Comme on peut le deviner aisément, un Niger sans armes de défense sera semblable à du beurre dans lequel entre le plus facilement du monde un couteau. Un Niger affaibli aujourd’hui est une porte grandement ouverte aux malfaiteurs et autres malfaisants terroristes qui n’attendent que cette belle opportunité pour prendre définitivement pied dans cette zone et chercher à en contrôler la majeure partie. En parlant de contrôle de la majeure partie du Sahel, nous pensons d’abord aux voisins immédiats de ce vaste pays qu’est le Niger mais aussi aux voisins des voisins. C’est une affaire de spirale.

Le déchaînement des terroristes est donc, manifestement, un obstacle infranchissable à l’intervention kamikaze de la CEDEAO dans le pays de Mohamed Bazoum. Mais il n’y a pas que celui-là. Les chefs d’Etat de la sous-région partisans de l’interventionnisme doivent faire face aussi à leurs propres opinions qui ne semblent pas leur être favorables. Les réseaux sociaux, véritables baromètres dans l’orientation des opinions de nos jours, ne paraissent pas suivre Asiwaju Bola Ahmed Adekunle Tinubu, le président de la CEDEAO, et ses amis. Le temps où les opinions se taisaient et se laissaient conduire par des chefs d’Etat pas toujours bien éclairés est vraiment révolu !

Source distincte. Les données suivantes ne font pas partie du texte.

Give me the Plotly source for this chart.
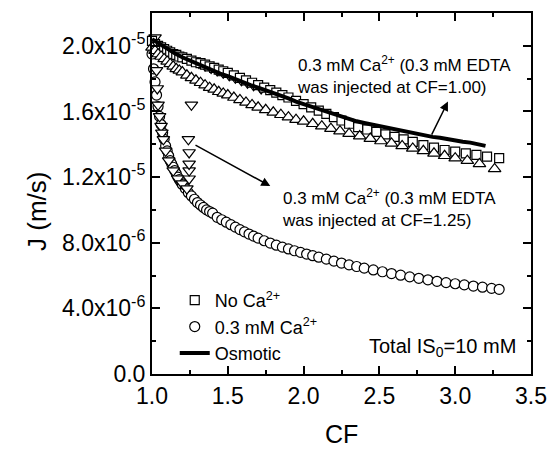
import plotly.graph_objects as go

# ---------------- data (J in units of 1e-6 m/s) ----------------
cf_no_ca = [1.00, 1.02, 1.04, 1.06, 1.08, 1.10, 1.12, 1.14, 1.16, 1.18, 1.20, 1.23, 1.26, 1.29,
            1.32, 1.35, 1.38, 1.41, 1.44, 1.47, 1.50, 1.54, 1.58, 1.62, 1.66, 1.70, 1.74, 1.78,
            1.82, 1.86, 1.90, 1.95, 2.00, 2.05, 2.10, 2.15, 2.20, 2.25, 2.30, 2.36, 2.42, 2.48,
            2.54, 2.60, 2.66, 2.72, 2.79, 2.86, 2.93, 3.00, 3.07, 3.14, 3.21, 3.29]
j_no_ca = [20.3, 20.1, 20.0, 19.9, 19.8, 19.7, 19.6, 19.5, 19.45, 19.35, 19.3, 19.2, 19.1, 19.0,
           18.95, 18.85, 18.75, 18.65, 18.55, 18.45, 18.35, 18.2, 18.05, 17.9, 17.75, 17.6, 17.45, 17.3,
           17.15, 17.0, 16.85, 16.65, 16.45, 16.25, 16.05, 15.85, 15.65, 15.45, 15.25, 15.05, 14.9, 14.75,
           14.6, 14.45, 14.3, 14.15, 13.95, 13.8, 13.65, 13.55, 13.45, 13.35, 13.25, 13.15]

cf_ca = [1.00, 1.01, 1.02, 1.03, 1.04, 1.05, 1.06, 1.07, 1.08, 1.09, 1.10, 1.11, 1.12, 1.13, 1.14,
         1.15, 1.16, 1.17, 1.18, 1.19, 1.20, 1.22, 1.24, 1.26, 1.28, 1.30, 1.32, 1.34, 1.36, 1.38,
         1.40, 1.43, 1.46, 1.49, 1.52, 1.55, 1.58, 1.61, 1.64, 1.67, 1.70, 1.74, 1.78, 1.82, 1.86,
         1.90, 1.94, 1.98, 2.02, 2.06, 2.10, 2.15, 2.20, 2.25, 2.30, 2.35, 2.40, 2.46, 2.52, 2.58,
         2.64, 2.70, 2.76, 2.82, 2.88, 2.94, 3.00, 3.06, 3.12, 3.18, 3.24, 3.29]
j_ca = [19.5, 18.6, 17.8, 17.0, 16.3, 15.7, 15.2, 14.7, 14.3, 13.9, 13.6, 13.3, 13.0, 12.8, 12.6,
        12.4, 12.2, 12.0, 11.85, 11.7, 11.55, 11.3, 11.05, 10.85, 10.65, 10.45, 10.3, 10.15, 10.0, 9.9,
        9.8, 9.55, 9.4, 9.25, 9.1, 8.95, 8.8, 8.66, 8.53, 8.4, 8.28, 8.12, 7.98, 7.85, 7.73,
        7.62, 7.51, 7.41, 7.31, 7.21, 7.12, 7.0, 6.88, 6.76, 6.65, 6.55, 6.45, 6.34, 6.23, 6.12,
        6.02, 5.92, 5.83, 5.74, 5.65, 5.57, 5.5, 5.43, 5.36, 5.29, 5.22, 5.16]

cf_osm = [1.00, 1.05, 1.10, 1.15, 1.20, 1.25, 1.30, 1.35, 1.40, 1.45, 1.50, 1.55, 1.60, 1.65, 1.70,
          1.75, 1.80, 1.85, 1.90, 1.95, 2.00, 2.05, 2.10, 2.15, 2.20, 2.25, 2.30, 2.35, 2.40, 2.45,
          2.50, 2.55, 2.60, 2.65, 2.70, 2.75, 2.80, 2.85, 2.90, 2.95, 3.00, 3.05, 3.10, 3.15, 3.20]
j_osm = [20.4, 20.1, 19.8, 19.55, 19.3, 19.1, 18.85, 18.7, 18.5, 18.3, 18.15, 17.95, 17.8, 17.6, 17.45,
         17.3, 17.1, 16.95, 16.8, 16.6, 16.45, 16.25, 16.1, 15.95, 15.8, 15.65, 15.5, 15.4, 15.3, 15.2,
         15.1, 15.0, 14.9, 14.8, 14.7, 14.6, 14.55, 14.45, 14.4, 14.3, 14.25, 14.15, 14.1, 14.0, 13.9]

cf_edta100 = [1.00, 1.02, 1.04, 1.06, 1.08, 1.10, 1.12, 1.14, 1.16, 1.18, 1.20, 1.23, 1.26, 1.29,
              1.32, 1.35, 1.38, 1.41, 1.44, 1.47, 1.50, 1.54, 1.58, 1.62, 1.66, 1.70, 1.75, 1.80,
              1.85, 1.90, 1.95, 2.00, 2.06, 2.12, 2.18, 2.24, 2.30, 2.37, 2.44, 2.51, 2.58, 2.65,
              2.72, 2.79, 2.86, 2.93, 3.00, 3.08, 3.16, 3.26]
j_edta100 = [19.9, 19.7, 19.5, 19.35, 19.2, 19.05, 18.9, 18.75, 18.6, 18.5, 18.4, 18.2, 18.05, 17.9,
             17.75, 17.6, 17.45, 17.35, 17.2, 17.1, 17.0, 16.85, 16.7, 16.55, 16.4, 16.25, 16.1, 15.95,
             15.8, 15.65, 15.5, 15.4, 15.25, 15.1, 14.95, 14.8, 14.65, 14.5, 14.35, 14.2, 14.05, 13.9,
             13.75, 13.6, 13.45, 13.3, 13.15, 13.0, 12.8, 12.5]

cf_edta125 = [1.02, 1.03, 1.035, 1.04, 1.05, 1.06, 1.065, 1.075, 1.09, 1.11, 1.14, 1.17, 1.20, 1.23,
              1.245, 1.245, 1.245, 1.245, 1.24, 1.26, 1.27, 1.31, 1.35, 1.39, 1.43, 1.47, 1.51, 1.55,
              1.59, 1.63, 1.67, 1.72]
j_edta125 = [20.5, 18.5, 17.4, 16.4, 15.7, 15.1, 14.7, 14.3, 13.6, 13.0, 12.4, 11.9, 11.6, 11.3,
             11.9, 12.4, 12.8, 13.5, 14.3, 16.4, 19.1, 18.95, 18.8, 18.65, 18.5, 18.35, 18.2, 18.05,
             17.9, 17.75, 17.6, 17.4]

y_tickvals = [0, 4e-6, 8e-6, 1.2e-5, 1.6e-5, 2.0e-5]
y_ticktext = ["0.0", "4.0x10<sup>-6</sup>", "8.0x10<sup>-6</sup>", "1.2x10<sup>-5</sup>",
              "1.6x10<sup>-5</sup>", "2.0x10<sup>-5</sup>"]

SCALE = 1e-6
FONT = "Liberation Sans, Arial, sans-serif"


def sc(v):
    return [x * SCALE for x in v]


mk = dict(color="white", line=dict(color="black", width=1.2))

fig = go.Figure()
fig.add_trace(go.Scatter(x=cf_ca, y=sc(j_ca), mode="markers", name="0.3 mM Ca<sup>2+</sup>",
                         marker=dict(symbol="circle", size=10, **mk), cliponaxis=False,
                         legendgroup="b", legendrank=2))
fig.add_trace(go.Scatter(x=cf_edta125, y=sc(j_edta125), mode="markers", showlegend=False,
                         marker=dict(symbol="triangle-down", size=11, **mk), cliponaxis=False))
fig.add_trace(go.Scatter(x=cf_no_ca, y=sc(j_no_ca), mode="markers", name="No Ca<sup>2+</sup>",
                         marker=dict(symbol="square", size=9, **mk), cliponaxis=False,
                         legendgroup="a", legendrank=1))
fig.add_trace(go.Scatter(x=cf_edta100, y=sc(j_edta100), mode="markers", showlegend=False,
                         marker=dict(symbol="triangle-up", size=11, **mk), cliponaxis=False))
fig.add_trace(go.Scatter(x=cf_osm, y=sc(j_osm), mode="lines", name="Osmotic",
                         line=dict(color="black", width=4), legendgroup="c", legendrank=3))

axis_common = dict(showline=True, linecolor="black", linewidth=2, mirror="allticks",
                   ticks="inside", ticklen=8, tickwidth=2, tickcolor="black",
                   showgrid=False, zeroline=False,
                   tickfont=dict(family=FONT, size=23, color="black"))

fig.update_xaxes(range=[1.0, 3.5], tickmode="linear", tick0=1.0, dtick=0.5, tickformat=".1f",
                 minor=dict(ticks="inside", ticklen=4, tickwidth=2, tickcolor="black",
                            tickmode="linear", tick0=1.0, dtick=0.25),
                 **axis_common)
fig.update_yaxes(range=[0, 2.2e-5], tickmode="array", tickvals=y_tickvals, ticktext=y_ticktext,
                 minor=dict(ticks="inside", ticklen=4, tickwidth=2, tickcolor="black",
                            tickmode="linear", tick0=0, dtick=2e-6),
                 **axis_common)

ann_font = dict(family=FONT, size=17, color="black")
annotations = [
    dict(x=1.94, y=18.25e-6, xref="x", yref="y", xanchor="left", yanchor="middle", align="left",
         text="0.3 mM Ca<sup>2+</sup> (0.3 mM EDTA<br>was injected at CF=1.00)",
         showarrow=False, font=ann_font),
    dict(x=1.844, y=10.1e-6, xref="x", yref="y", xanchor="left", yanchor="middle", align="left",
         text="0.3 mM Ca<sup>2+</sup> (0.3 mM EDTA<br>was injected at CF=1.25)",
         showarrow=False, font=ann_font),
    dict(x=2.952, y=16.6e-6, ax=2.84, ay=14.5e-6, xref="x", yref="y", axref="x", ayref="y",
         text="", showarrow=True, arrowhead=2, arrowsize=1.2, arrowwidth=1.5, arrowcolor="black"),
    dict(x=1.78, y=11.45e-6, ax=1.277, ay=14.0e-6, xref="x", yref="y", axref="x", ayref="y",
         text="", showarrow=True, arrowhead=2, arrowsize=1.2, arrowwidth=1.5, arrowcolor="black"),
    dict(x=0.9665, y=0.074, xref="paper", yref="paper", xanchor="right", yanchor="middle",
         text="Total IS<sub>0</sub>=10 mM", showarrow=False,
         font=dict(family=FONT, size=20, color="black")),
    dict(x=-0.305, y=0.45, xref="paper", yref="paper", xanchor="center", yanchor="middle",
         text="J (m/s)", textangle=-90, showarrow=False,
         font=dict(family=FONT, size=26, color="black")),
    dict(x=0.5, y=-0.165, xref="paper", yref="paper", xanchor="center", yanchor="middle",
         text="CF", showarrow=False, font=dict(family=FONT, size=25, color="black")),
]

fig.update_layout(
    width=558, height=450,
    margin=dict(l=152, r=18, t=11, b=76, pad=0),
    paper_bgcolor="white", plot_bgcolor="white",
    font=dict(family=FONT, color="black"),
    annotations=annotations,
    legend=dict(x=0.06, y=0.255, xanchor="left", yanchor="top", traceorder="normal",
                bgcolor="rgba(0,0,0,0)", borderwidth=0, tracegroupgap=0,
                font=dict(family=FONT, size=18, color="black")),
)

fig.write_html("out.html")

Au Niger même, pays concerné au premier chef, la question de la légitimité du coup de force des militaires a été très vite réglée par les populations elles-mêmes. Si au tout début de l’annonce du renversement du pouvoir, la population civile avait décidé de s’opposer aux militaires, elle est rentrée dans les rangs les minutes qui ont suivi quand elle a entendu la France et ses plus hauts responsables proférer des menaces contre « les nouvelles autorités ». Quand en plus de cela, l’armée, toute l’armée qui était attendue pour déloger les putschistes se range aussi derrière ceux-ci, on se trouve en face d’un vrai pronunciamento.

Il ne restait plus aux « nouvelles autorités » qu’à aller chercher la légalité pour asseoir leur autorité. Ce qu’elles ont compris en appelant la société politique, civile et militaire à un dialogue inclusif pour penser le devenir de leur pays. Nul doute qu’elles obtiendront « le permis de circuler » puisque dans le même temps, elles annoncent que la transition qui, dans leur esprit, a commencé le 26 juillet ne devrait pas excéder trois ans.

Tout bien pesé, l’intervention militaire telle qu’annoncée par les responsables de l’institution sous-régionale aura du mal à voir le jour. Elle doit être repensée. Non dans le but de « faire taire les hommes » mais plutôt pour « faire taire les armes », comme plaidait dans une vidéo publiée sur les réseaux sociaux, l’ancienne ministre de la Culture malienne, Aminata Traoré.